ŞEHİR TELLALI
Newyork-Londra-Roma
|
Büyük gözaltının çocuklarıyız biz. Kimi 80’ninde, kimi 70, kimi 60, kimi 50, kimi 40 ve kimi 30... Büyük gözün hep gözaltında tuttuğu çocuklar! Büyük göz ya da büyük abi nerede ne fark eder? New York, ya da Moskova, İzmir ya da Londra. Büyük gözlerimizle bakıyoruz birbirimize. Kimimiz boks seyrediyor spor yerine hala.
Çetin Altan’ı babamdan öğrendim İzmir’de. 13 yaşında onun “Büyük Gözaltı” kitabını, babamın gözüne girmek için okuma ödevi olarak seçip özetledim diye sınıfta edebiyat dersinden ikmale kalan tek öğrenci bendim. Bir koca yazı, saray yıkıntısı okulda, korkunun gölgelerde cirit attığı yatakhanede geceleri yapayalnız, gündüzleri ise bomboş sıraların ortasında edebiyat ögretmenimle teke tek geçirdim o yüzden.
Çetin Altan’ın öldüğü gece, Manhattan’da 42. Sokak ile 5. Caddenin köşesinde dünyanın en görkemli “Halk Kütüphanesi”ndeyim.
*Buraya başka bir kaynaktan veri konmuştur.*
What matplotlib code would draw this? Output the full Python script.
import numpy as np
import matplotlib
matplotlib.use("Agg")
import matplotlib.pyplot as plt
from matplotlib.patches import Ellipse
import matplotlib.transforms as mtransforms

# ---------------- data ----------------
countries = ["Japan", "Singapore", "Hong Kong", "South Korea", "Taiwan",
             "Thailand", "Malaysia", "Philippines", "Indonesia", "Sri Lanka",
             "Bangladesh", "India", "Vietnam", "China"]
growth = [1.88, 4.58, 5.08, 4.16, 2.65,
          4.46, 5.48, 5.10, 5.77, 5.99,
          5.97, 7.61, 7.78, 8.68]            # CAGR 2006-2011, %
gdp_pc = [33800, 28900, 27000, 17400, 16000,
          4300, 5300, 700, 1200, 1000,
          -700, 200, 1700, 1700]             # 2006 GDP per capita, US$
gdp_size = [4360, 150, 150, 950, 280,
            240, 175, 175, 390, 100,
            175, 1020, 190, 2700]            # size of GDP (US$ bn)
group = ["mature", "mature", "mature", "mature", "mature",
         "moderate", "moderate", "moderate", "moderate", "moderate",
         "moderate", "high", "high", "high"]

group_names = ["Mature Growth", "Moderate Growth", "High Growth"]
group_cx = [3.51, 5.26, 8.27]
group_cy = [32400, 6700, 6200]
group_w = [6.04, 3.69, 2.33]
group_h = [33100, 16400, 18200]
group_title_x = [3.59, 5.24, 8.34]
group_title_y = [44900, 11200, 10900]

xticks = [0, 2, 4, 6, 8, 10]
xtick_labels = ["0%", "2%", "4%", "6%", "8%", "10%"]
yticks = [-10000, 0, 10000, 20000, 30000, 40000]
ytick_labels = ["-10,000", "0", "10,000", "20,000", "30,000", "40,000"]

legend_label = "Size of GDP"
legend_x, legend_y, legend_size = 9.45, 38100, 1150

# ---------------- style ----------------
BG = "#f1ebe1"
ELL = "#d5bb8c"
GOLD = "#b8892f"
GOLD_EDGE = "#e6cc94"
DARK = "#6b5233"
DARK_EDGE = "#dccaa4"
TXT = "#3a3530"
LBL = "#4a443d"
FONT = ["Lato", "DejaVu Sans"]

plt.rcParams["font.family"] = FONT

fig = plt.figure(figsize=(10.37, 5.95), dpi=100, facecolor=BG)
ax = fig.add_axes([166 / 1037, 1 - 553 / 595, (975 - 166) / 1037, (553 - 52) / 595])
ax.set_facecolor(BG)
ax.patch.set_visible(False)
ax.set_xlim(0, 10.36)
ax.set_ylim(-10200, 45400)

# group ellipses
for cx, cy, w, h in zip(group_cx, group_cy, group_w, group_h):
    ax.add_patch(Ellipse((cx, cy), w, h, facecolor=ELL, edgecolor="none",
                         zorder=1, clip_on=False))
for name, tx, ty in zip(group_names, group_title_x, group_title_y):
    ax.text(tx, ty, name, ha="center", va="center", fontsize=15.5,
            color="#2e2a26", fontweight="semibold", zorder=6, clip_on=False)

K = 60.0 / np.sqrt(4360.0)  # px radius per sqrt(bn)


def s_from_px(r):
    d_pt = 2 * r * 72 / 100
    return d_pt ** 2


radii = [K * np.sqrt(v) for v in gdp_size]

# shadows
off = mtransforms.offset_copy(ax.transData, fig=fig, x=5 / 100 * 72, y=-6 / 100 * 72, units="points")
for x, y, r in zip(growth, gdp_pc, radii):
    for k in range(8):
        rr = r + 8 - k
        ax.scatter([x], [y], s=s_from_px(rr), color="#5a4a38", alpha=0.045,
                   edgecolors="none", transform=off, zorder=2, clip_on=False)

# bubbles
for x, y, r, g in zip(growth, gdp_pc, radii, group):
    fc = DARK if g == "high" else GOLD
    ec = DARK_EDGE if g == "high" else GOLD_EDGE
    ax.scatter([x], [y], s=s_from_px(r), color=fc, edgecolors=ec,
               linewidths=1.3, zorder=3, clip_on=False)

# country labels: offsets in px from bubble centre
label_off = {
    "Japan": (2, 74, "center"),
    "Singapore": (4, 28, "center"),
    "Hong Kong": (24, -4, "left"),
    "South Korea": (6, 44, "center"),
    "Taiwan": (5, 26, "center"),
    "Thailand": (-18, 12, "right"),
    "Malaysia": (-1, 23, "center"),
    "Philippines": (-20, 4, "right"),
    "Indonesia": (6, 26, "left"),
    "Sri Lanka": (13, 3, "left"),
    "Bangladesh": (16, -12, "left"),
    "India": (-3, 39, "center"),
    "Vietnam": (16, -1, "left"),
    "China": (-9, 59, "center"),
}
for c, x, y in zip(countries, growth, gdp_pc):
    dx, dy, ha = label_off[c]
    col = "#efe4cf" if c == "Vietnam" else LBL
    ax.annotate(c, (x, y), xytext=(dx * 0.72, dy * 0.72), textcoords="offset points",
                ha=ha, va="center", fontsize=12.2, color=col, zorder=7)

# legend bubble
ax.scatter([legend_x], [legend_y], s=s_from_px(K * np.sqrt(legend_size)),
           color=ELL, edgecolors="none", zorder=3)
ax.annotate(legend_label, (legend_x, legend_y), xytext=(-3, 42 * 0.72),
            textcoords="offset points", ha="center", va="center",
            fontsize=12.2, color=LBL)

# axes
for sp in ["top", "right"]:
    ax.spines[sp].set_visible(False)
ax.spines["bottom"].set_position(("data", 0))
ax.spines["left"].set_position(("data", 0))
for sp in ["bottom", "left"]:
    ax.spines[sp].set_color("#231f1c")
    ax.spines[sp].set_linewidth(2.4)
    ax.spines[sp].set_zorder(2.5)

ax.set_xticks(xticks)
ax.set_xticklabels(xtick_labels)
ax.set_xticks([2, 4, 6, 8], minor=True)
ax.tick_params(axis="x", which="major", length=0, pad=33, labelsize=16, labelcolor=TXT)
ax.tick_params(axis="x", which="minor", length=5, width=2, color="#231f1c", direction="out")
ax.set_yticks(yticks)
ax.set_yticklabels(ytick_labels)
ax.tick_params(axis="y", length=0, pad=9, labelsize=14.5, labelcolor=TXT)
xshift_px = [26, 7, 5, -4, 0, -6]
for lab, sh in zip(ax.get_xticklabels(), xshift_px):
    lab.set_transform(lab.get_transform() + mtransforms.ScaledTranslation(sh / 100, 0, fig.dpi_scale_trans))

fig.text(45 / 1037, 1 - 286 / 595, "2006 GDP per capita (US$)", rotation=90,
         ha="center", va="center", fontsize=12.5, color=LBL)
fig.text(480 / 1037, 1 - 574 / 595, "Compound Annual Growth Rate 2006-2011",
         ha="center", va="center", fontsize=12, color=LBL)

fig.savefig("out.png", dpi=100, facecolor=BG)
Orhan, son kitabını tanıtmak üzere Mısırlı feminist yazar Mona’nın konuğu.
Halk Kütüphanesi, Bryant Park’ın içinde, endamına yaraşan bir sonbahar kıyafetinde. Çevresini donatan ağaçlar kızıl kırmızı, saman sarısı, bordo, patlıcan moru. Güzel sanatlar stili binanın bitişiğindeki teras bahçeler, cam köşkler, bu meydana adını veren, kölelik karşıtı New York Post gazetesi köşe yazarı William Cullen Bryant’ın özgürlük sembolü bronz heykelini çoşkuyla kuşatmış. Sonbahara aldırmadan uzayıp giden yazın serin akşam saatleri. Alacakaranlıkta pırıl pırıl parlıyor kristaller. Yüce fıskiyeler kuvvetle fışkırıyor. Ve binanın çevresini kuşatan kuyruktakileri hop hop yerinden zıplatıyor el büyüklüğündeki sıçanlar, bacakların arasında kovalamaca oynayarak. New York eski günlerdeki gibi.
Gazete haberi uzayı seyreden büyük göz Kepler’i anlatıyor. Dünyadan 570 ışık yılı uzaklıkta, Virgo güneş sisteminde yaşanan kozmik bir dramı izliyor Kepler’in gözleri. Dünyaya benzeyen bir gezegen, ölen bir yıldızdan kaynaklanan büyük güçlerle paramparça parçalanmakta. Dünyanın muhtemel sonunun da böyle olacağını düşünen astronotların gözlemine göre: “Ölen yıldızın yakınındaki küçük gezegen her saniye 10 milyon kilo kaybederek yok oluyor!” Virgo güneşinin ölüm sebebi, üzerindeki nükleer reaksiyonları ateşleyen hidrojenin bitmesi. Ölünce 100 ile 200 katı genişleyerek çevresindeki güneş sistemini yok eden bir “kızıl dev” olacak. Ardından iyice küçülüp her şeyi içine çekebilecek kuvvette bir “beyaz cüce”ye dönüşecek.
5 milyar yıl sonra bizim güneş sistemimizin akıbeti de Virgo’nun aynı. Güneşe yakınlığı nedeniyle dünyanın sonu da, şu an parçalanmakta olan o gezegenden farksız. Dünya kızıl devden kurtulsa bile beyaz cücenin çekiminde parçalanıp un ufak bir toz bulutuna dönüşecek. Manzara, uzayın tahminlerden çok daha vahşi, şiddet dolu bir ortam olduğuna dair ilk ipucu.
Deniz yıldızları nedeniyle denize uzayın aynası diye bakardım çocukken. Yıldızın tam ortasındaki kocaman gözü ve kollarının kıvrım kıvrım hareketini saatlerce izler, o ne görüyor acaba diye merak ederdim. Uzayda alev alev yanan aksini mi? Uzayı mı yansıtıyor dünya, dünyayı mı yansıtıyor uzay... Kızıl dev beyaz cüce, Virgo mu bize bakıyor yoksa, biz mi Virgo’ya?